Material
────────────────

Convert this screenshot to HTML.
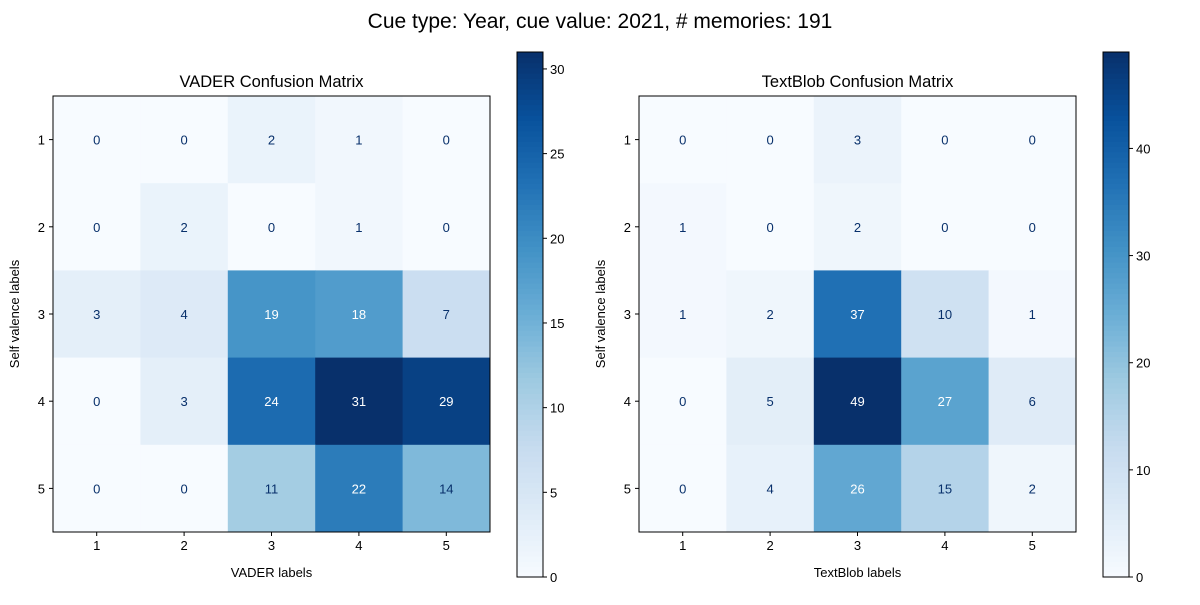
<!DOCTYPE html>
<html><head><meta charset="utf-8"><style>
body{margin:0;background:#fff;}
svg text{font-family:"Liberation Sans","DejaVu Sans",sans-serif;}
</style></head><body>
<svg id="c" width="1200" height="600" xmlns="http://www.w3.org/2000/svg">
<rect width="1200" height="600" fill="#fff"/>
<text x="600" y="28" font-size="21" text-anchor="middle" fill="#000">Cue type: Year, cue value: 2021, # memories: 191</text>
</svg>
<script>
const labels = ["1","2","3","4","5"];
const vaderValues = [[0,0,2,1,0],[0,2,0,1,0],[3,4,19,18,7],[0,3,24,31,29],[0,0,11,22,14]];
const textblobValues = [[0,0,3,0,0],[1,0,2,0,0],[1,2,37,10,1],[0,5,49,27,6],[0,4,26,15,2]];
const vaderTicks = [0,5,10,15,20,25,30];
const textblobTicks = [0,10,20,30,40];
const NS="http://www.w3.org/2000/svg";
const svg=document.getElementById('c');
const stops=["#f7fbff","#deebf7","#c6dbef","#9ecae1","#6baed6","#4292c6","#2171b5","#08519c","#08306b"];
function hx(h){return [1,3,5].map(i=>parseInt(h.substr(i,2),16));}
function blues(t){t=Math.max(0,Math.min(1,t));const p=t*8,i=Math.min(7,Math.floor(p)),f=p-i;const a=hx(stops[i]),b=hx(stops[i+1]);return `rgb(${a.map((v,k)=>Math.round(v+(b[k]-v)*f)).join(',')})`;}
function el(tag,attrs,parent){const e=document.createElementNS(NS,tag);for(const k in attrs)e.setAttribute(k,attrs[k]);(parent||svg).appendChild(e);return e;}
function txt(x,y,s,size,anchor,fill,parent){const t=el('text',{x:x,y:y,'font-size':size,'text-anchor':anchor,fill:fill},parent);t.textContent=s;return t;}
function panel(name,values,ticks,x0,cbx,title,xlabel){
  const g=el('g',{});
  
  
  const y0=96,W=437,H=436,n=labels.length,cw=W/n,ch=H/n;
  let mx=-Infinity,mn=Infinity;values.forEach(r=>r.forEach(v=>{mx=Math.max(mx,v);mn=Math.min(mn,v);}));
  const thresh=(mx+mn)/2;
  const xs=i=>x0+(i+0.5)*cw, ys=j=>y0+(j+0.5)*ch;
  values.forEach((row,j)=>row.forEach((v,i)=>{
    const r=el('rect',{x:x0+i*cw,y:y0+j*ch,width:cw+0.5,height:ch+0.5,fill:blues((v-mn)/(mx-mn))},g);
    
    
    const t=txt(xs(i),ys(j)+5,String(v),13,'middle',v<thresh?'#08306b':'#ffffff',g);
    
    
  }));
  el('rect',{x:x0,y:y0,width:W,height:H,fill:'none',stroke:'#000','stroke-width':1},g);
  labels.forEach((l,i)=>{
    el('line',{x1:xs(i),x2:xs(i),y1:y0+H,y2:y0+H+4,stroke:'#000'},g);
    const a=txt(xs(i),y0+H+18,l,13,'middle','#000',g);
    
    
    el('line',{x1:x0-4,x2:x0,y1:ys(i),y2:ys(i),stroke:'#000'},g);
    const b=txt(x0-8,ys(i)+5,l,13,'end','#000',g);
    
    
  });
  const tt=txt(x0+W/2,y0-9,title,16.5,'middle','#000',g);
  
  
  const xl=txt(x0+W/2,y0+H+45,xlabel,13,'middle','#000',g);
  
  
  const yl=txt(0,0,'Self valence labels',13,'middle','#000',g);
  yl.setAttribute('transform',`translate(${x0-34},${y0+H/2}) rotate(-90)`);
  
  
  const cy0=52,cy1=577,cw2=26,N=100;
  const cb=el('g',{},g);
  
  
  for(let k=0;k<N;k++){el('rect',{x:cbx,y:cy1-(k+1)*(cy1-cy0)/N,width:cw2,height:(cy1-cy0)/N+0.6,fill:blues((k+0.5)/N)},cb);}
  el('rect',{x:cbx,y:cy0,width:cw2,height:cy1-cy0,fill:'none',stroke:'#000'},cb);
  ticks.forEach(t=>{const y=cy1-(t-mn)/(mx-mn)*(cy1-cy0);
    el('line',{x1:cbx+cw2,x2:cbx+cw2+4,y1:y,y2:y,stroke:'#000'},cb);
    const c=txt(cbx+cw2+7,y+5,String(t),13,'start','#000',cb);
    
    
  });
}
panel('vader',vaderValues,vaderTicks,53,517,'VADER Confusion Matrix','VADER labels');
panel('textblob',textblobValues,textblobTicks,639,1103,'TextBlob Confusion Matrix','TextBlob labels');
</script>
</body></html>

────────────────

Task requirements
The material above must be printed exactly, with its pictures left out.

Exercise result
Convert this screenshot to HTML.
<!DOCTYPE html>
<html><head><meta charset="utf-8"><style>
body{margin:0;background:#fff;}
svg text{font-family:"Liberation Sans","DejaVu Sans",sans-serif;}
</style></head><body>
<svg id="c" width="1200" height="600" xmlns="http://www.w3.org/2000/svg">
<rect width="1200" height="600" fill="#fff"/>
<text x="600" y="28" font-size="21" text-anchor="middle" fill="#000">Cue type: Year, cue value: 2021, # memories: 191</text>
</svg>
<script>
const labels = ["1","2","3","4","5"];
const vaderValues = [[0,0,2,1,0],[0,2,0,1,0],[3,4,19,18,7],[0,3,24,31,29],[0,0,11,22,14]];
const textblobValues = [[0,0,3,0,0],[1,0,2,0,0],[1,2,37,10,1],[0,5,49,27,6],[0,4,26,15,2]];
const vaderTicks = [0,5,10,15,20,25,30];
const textblobTicks = [0,10,20,30,40];
const NS="http://www.w3.org/2000/svg";
const svg=document.getElementById('c');
const stops=["#f7fbff","#deebf7","#c6dbef","#9ecae1","#6baed6","#4292c6","#2171b5","#08519c","#08306b"];
function hx(h){return [1,3,5].map(i=>parseInt(h.substr(i,2),16));}
function blues(t){t=Math.max(0,Math.min(1,t));const p=t*8,i=Math.min(7,Math.floor(p)),f=p-i;const a=hx(stops[i]),b=hx(stops[i+1]);return `rgb(${a.map((v,k)=>Math.round(v+(b[k]-v)*f)).join(',')})`;}
function el(tag,attrs,parent){const e=document.createElementNS(NS,tag);for(const k in attrs)e.setAttribute(k,attrs[k]);(parent||svg).appendChild(e);return e;}
function txt(x,y,s,size,anchor,fill,parent){const t=el('text',{x:x,y:y,'font-size':size,'text-anchor':anchor,fill:fill},parent);t.textContent=s;return t;}
function panel(name,values,ticks,x0,cbx,title,xlabel){
  const g=el('g',{});
  
  
  const y0=96,W=437,H=436,n=labels.length,cw=W/n,ch=H/n;
  let mx=-Infinity,mn=Infinity;values.forEach(r=>r.forEach(v=>{mx=Math.max(mx,v);mn=Math.min(mn,v);}));
  const thresh=(mx+mn)/2;
  const xs=i=>x0+(i+0.5)*cw, ys=j=>y0+(j+0.5)*ch;
  values.forEach((row,j)=>row.forEach((v,i)=>{
    const r=el('rect',{x:x0+i*cw,y:y0+j*ch,width:cw+0.5,height:ch+0.5,fill:blues((v-mn)/(mx-mn))},g);
    
    
    const t=txt(xs(i),ys(j)+5,String(v),13,'middle',v<thresh?'#08306b':'#ffffff',g);
    
    
  }));
  el('rect',{x:x0,y:y0,width:W,height:H,fill:'none',stroke:'#000','stroke-width':1},g);
  labels.forEach((l,i)=>{
    el('line',{x1:xs(i),x2:xs(i),y1:y0+H,y2:y0+H+4,stroke:'#000'},g);
    const a=txt(xs(i),y0+H+18,l,13,'middle','#000',g);
    
    
    el('line',{x1:x0-4,x2:x0,y1:ys(i),y2:ys(i),stroke:'#000'},g);
    const b=txt(x0-8,ys(i)+5,l,13,'end','#000',g);
    
    
  });
  const tt=txt(x0+W/2,y0-9,title,16.5,'middle','#000',g);
  
  
  const xl=txt(x0+W/2,y0+H+45,xlabel,13,'middle','#000',g);
  
  
  const yl=txt(0,0,'Self valence labels',13,'middle','#000',g);
  yl.setAttribute('transform',`translate(${x0-34},${y0+H/2}) rotate(-90)`);
  
  
  const cy0=52,cy1=577,cw2=26,N=100;
  const cb=el('g',{},g);
  
  
  for(let k=0;k<N;k++){el('rect',{x:cbx,y:cy1-(k+1)*(cy1-cy0)/N,width:cw2,height:(cy1-cy0)/N+0.6,fill:blues((k+0.5)/N)},cb);}
  el('rect',{x:cbx,y:cy0,width:cw2,height:cy1-cy0,fill:'none',stroke:'#000'},cb);
  ticks.forEach(t=>{const y=cy1-(t-mn)/(mx-mn)*(cy1-cy0);
    el('line',{x1:cbx+cw2,x2:cbx+cw2+4,y1:y,y2:y,stroke:'#000'},cb);
    const c=txt(cbx+cw2+7,y+5,String(t),13,'start','#000',cb);
    
    
  });
}
panel('vader',vaderValues,vaderTicks,53,517,'VADER Confusion Matrix','VADER labels');
panel('textblob',textblobValues,textblobTicks,639,1103,'TextBlob Confusion Matrix','TextBlob labels');
</script>
</body></html>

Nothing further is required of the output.